Jones & Keller attorneys have extensive experience representing national, regional and local banks and thrifts, commercial finance companies, mortgage companies and insurance and bonding companies. In this capacity, the firm’s attorneys monitor and advise clients with respect to highly complex legal transactions such as private placements of debt and equity securities, trust preferred financings, public offerings, mergers and acquisitions, holding company reorganizations, new bank charters, regulatory applications, acquisitions and divestitures of commercial loan portfolios, negotiation and preparation of form agreements for use in lending programs, loan documentation, and new products and services that may be offered by financial institutions. Our banking team often works with the cooperation and assistance of other lawyers in the firm who bring expertise in related disciplines, such as real estate, securities, tax, corporate and commercial litigation.
Jones & Keller represents many of its financial institution clients before state agencies and such federal agencies as the Colorado Division of Banking, Securities and Exchange Commission, the Internal Revenue Service, the Federal Deposit Insurance Corporation, the Office of the Comptroller of the Currency, the Office of Thrift Supervision and the Federal Reserve Board.
Our practice includes chartering new banks and savings associations, forming bank holding companies, merging and acquiring banks and their holding companies, engaging in stock repurchases, tender offers, proxy contests, reverse stock splits, strategic planning, and other shareholder ownership issues, charter conversions and change in bank control. Our lawyers have assisted in finding bank merger candidates, including bank holding companies, and regularly act as lead counsel in merger negotiations and transactions, advising on federal and state banking and securities laws.

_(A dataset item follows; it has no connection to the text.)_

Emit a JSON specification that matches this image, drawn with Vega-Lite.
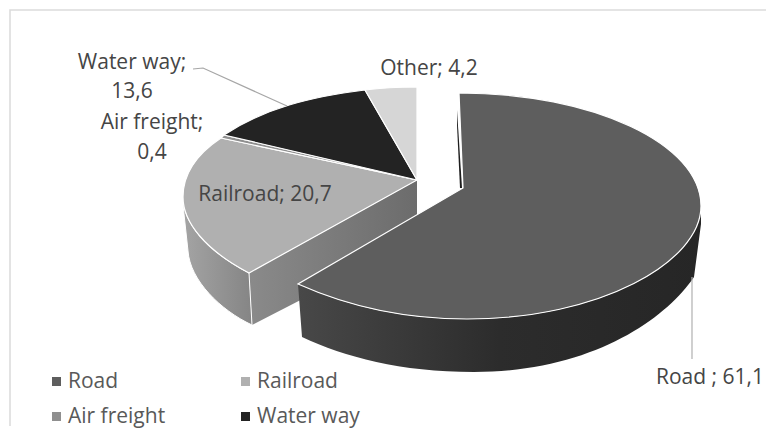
{
"$schema":"https://vega.github.io/schema/vega-lite/v6.json",
"width":768,"height":428,"padding":{"left":2,"top":2,"right":0,"bottom":0},
"autosize":{"type":"fit","contains":"padding"},
"background":"white",
"view":{"stroke":null},
"config":{"text":{"font":"Open Sans","fontSize":21,"fill":"#454545"}},
"data":{"values":[
{"category":"Road","value":61.1,"label":"Road ; 61,1"},
{"category":"Railroad","value":20.7,"label":"Railroad; 20,7"},
{"category":"Air freight","value":0.4,"label":"Air freight;\n0,4"},
{"category":"Water way","value":13.6,"label":"Water way;\n13,6"},
{"category":"Other","value":4.2,"label":"Other; 4,2"}
]},
"layer":[
{"transform":[{"filter":"datum.category==='Road'"}],
 "mark":{"type":"point","shape":"M-374,212 L-374,-204 L382,-204","size":4,"filled":false,"stroke":"#dcdcdc","strokeWidth":1.6,"opacity":1},"encoding":{}},
{"transform":[{"filter":"datum.category==='Railroad'"}],
 "mark":{"type":"point","shape":"M-135,59 L33,-34 L33,26 L-132,111 Z","size":4,"filled":true,"opacity":1,"strokeWidth":0,
 "fill":{"x1":0,"y1":0,"x2":1,"y2":0,"gradient":"linear","stops":[{"offset":0,"color":"#8a8a8a"},{"offset":1,"color":"#6c6c6c"}]}},"encoding":{}},
{"transform":[{"filter":"datum.category==='Railroad'"}],
 "mark":{"type":"point","shape":"M-201,-17 C-201,8 -179,36 -135,59 L-132,111 C-164,96 -194,66 -196,37 L-201,-9 Z","size":4,"filled":true,"opacity":1,"stroke":"white","strokeWidth":1,
 "fill":{"x1":0,"y1":0,"x2":1,"y2":0,"gradient":"linear","stops":[{"offset":0,"color":"#a4a4a4"},{"offset":1,"color":"#858585"}]}},"encoding":{}},
{"transform":[{"filter":"datum.category!=='Road'"}],
 "mark":{"type":"point","size":4,"filled":true,"opacity":1,"stroke":"white","strokeWidth":1.2},
 "encoding":{
  "color":{"field":"category","type":"nominal","scale":{"domain":["Road","Railroad","Air freight","Water way","Other"],"range":["#5e5e5e","#b0b0b0","#8f8f8f","#232323","#d6d6d6"]},
   "legend":{"orient":"none","legendX":44,"legendY":366,"title":null,"columns":2,"direction":"horizontal","values":["Road","Railroad","Air freight","Water way"],"symbolType":"square","symbolSize":81,"symbolStrokeWidth":0,"labelFont":"Open Sans","labelFontSize":21,"labelColor":"#595959","labelOffset":1,"labelLimit":200,"columnPadding":69,"rowPadding":8,"clipHeight":27,"padding":0}},
  "shape":{"field":"category","type":"nominal","legend":null,"scale":{"domain":["Railroad","Air freight","Water way","Other"],"range":["M33,-34 L-135,59 C-179,36 -201,8 -201,-17 C-201,-42 -184,-62 -163,-76 Z","M33,-34 L-163,-76 L-160,-79 Z","M33,-34 L-160,-79 C-119,-106 -74,-117 -19,-124 Z","M33,-34 L-19,-124 C-4,-126 16,-127 33,-127 Z"]}}
 }},
{"transform":[{"filter":"datum.category==='Road'"}],
 "mark":{"type":"point","shape":"M-86,70 C-39,91 16,105 83,105 C216,105 317,48 317,-8 L317,10 L310,63 C281,106 206,158 90,158 C16,158 -39,143 -82,123 Z","size":4,"filled":true,"opacity":1,"strokeWidth":0,
 "fill":{"x1":0,"y1":0,"x2":1,"y2":0,"gradient":"linear","stops":[{"offset":0,"color":"#484848"},{"offset":0.5,"color":"#2c2c2c"},{"offset":1,"color":"#262626"}]}},"encoding":{}},
{"transform":[{"filter":"datum.category==='Road'"}],
 "mark":{"type":"point","shape":"M73,-104 L78,-26 L76,-26 L73,-89 Z","size":4,"filled":true,"opacity":1,"strokeWidth":0,"fill":"#1e1e1e"},"encoding":{}},
{"transform":[{"filter":"datum.category==='Road'"}],
 "mark":{"type":"point","shape":"M75,-121 C209,-121 317,-70 317,-8 C317,48 216,105 83,105 C16,105 -39,91 -86,70 L79,-26 Z","size":4,"filled":true,"opacity":1,"stroke":"white","strokeWidth":1.2,"fill":"#5e5e5e"},"encoding":{}},
{"transform":[{"filter":"datum.category==='Water way'"}],
 "mark":{"type":"point","shape":"M-191,-145 L-181,-146 L-97,-108","size":4,"filled":false,"opacity":1,"stroke":"#a6a6a6","strokeWidth":1.2},"encoding":{}},
{"transform":[{"filter":"datum.category==='Road'"}],
 "mark":{"type":"point","shape":"M308,63 L308,145","size":4,"filled":false,"opacity":1,"stroke":"#b0b0b0","strokeWidth":1.2},"encoding":{}},
{"transform":[{"filter":"datum.category==='Road'"}],
 "mark":{"type":"text","dx":326,"dy":164,"lineBreak":"\n"},"encoding":{"text":{"field":"label"}}},
{"transform":[{"filter":"datum.category==='Railroad'"}],
 "mark":{"type":"text","dx":-119,"dy":-19,"lineBreak":"\n"},"encoding":{"text":{"field":"label"}}},
{"transform":[{"filter":"datum.category==='Air freight'"}],
 "mark":{"type":"text","dx":-232,"dy":-91,"lineBreak":"\n","lineHeight":30},"encoding":{"text":{"field":"label"}}},
{"transform":[{"filter":"datum.category==='Water way'"}],
 "mark":{"type":"text","dx":-252,"dy":-151,"lineBreak":"\n","lineHeight":29},"encoding":{"text":{"field":"label"}}},
{"transform":[{"filter":"datum.category==='Other'"}],
 "mark":{"type":"text","dx":45,"dy":-145,"lineBreak":"\n"},"encoding":{"text":{"field":"label"}}}
]
}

Members of the firm have also assisted bank holding companies in expanding the services they offer by establishing mortgage banking subsidiaries, title companies, 1031 exchange companies, insurance companies, investment advisory companies and bank operating subsidiaries. We help clients with financial products such as asset finance, project finance, restructuring transactions, securitizations and structured finance.
Our lawyers are experienced in representing agents, participants, trustees, and borrowers in secured and unsecured syndicated credit facilities, with an emphasis on leveraged syndicated financings. Members of the firm have represented lending institutions as lead banks, participants, and servicing agents in structuring and closing participations in complex secured commercial loan transactions.
Jones & Keller served as lead counsel for the creation and implementation of a AAA rated community bank secured asset financing program, providing an alternative source of financing to community banks throughout the United States.
Our banking and lending lawyers work with our securities team to assist lenders, investors and borrowers in leveraged buyouts, going private, leveraged recapitalization and other leveraged transactions. Our experience includes senior secured debt, mezzanine debt, bridge loans, underwritten Rule 144A debt offerings, private placements and agency, collateral trust, debt subordination, securitization and equity transactions.
Jones & Keller attorneys represent lenders in the negotiation of work-out and deed-in-lieu transactions. Working in conjunction with our commercial litigators we are experienced in the appointment of receivers and the filing of foreclosure actions under both Rule 120 and Rule 105. We also represent lenders in junior lien positions when they desire to redeem their junior lien position in a foreclosure action.
The firm also has extensive experience in negotiating and closing consensual restructures of complex secured loans, often as part of a larger negotiated restructure of a going concern.
Our clients include domestic and international commercial banks and bank holding companies, national and state community banks, thrifts, insurance companies, institutional investors, as well as borrowers, issuers and private equity groups.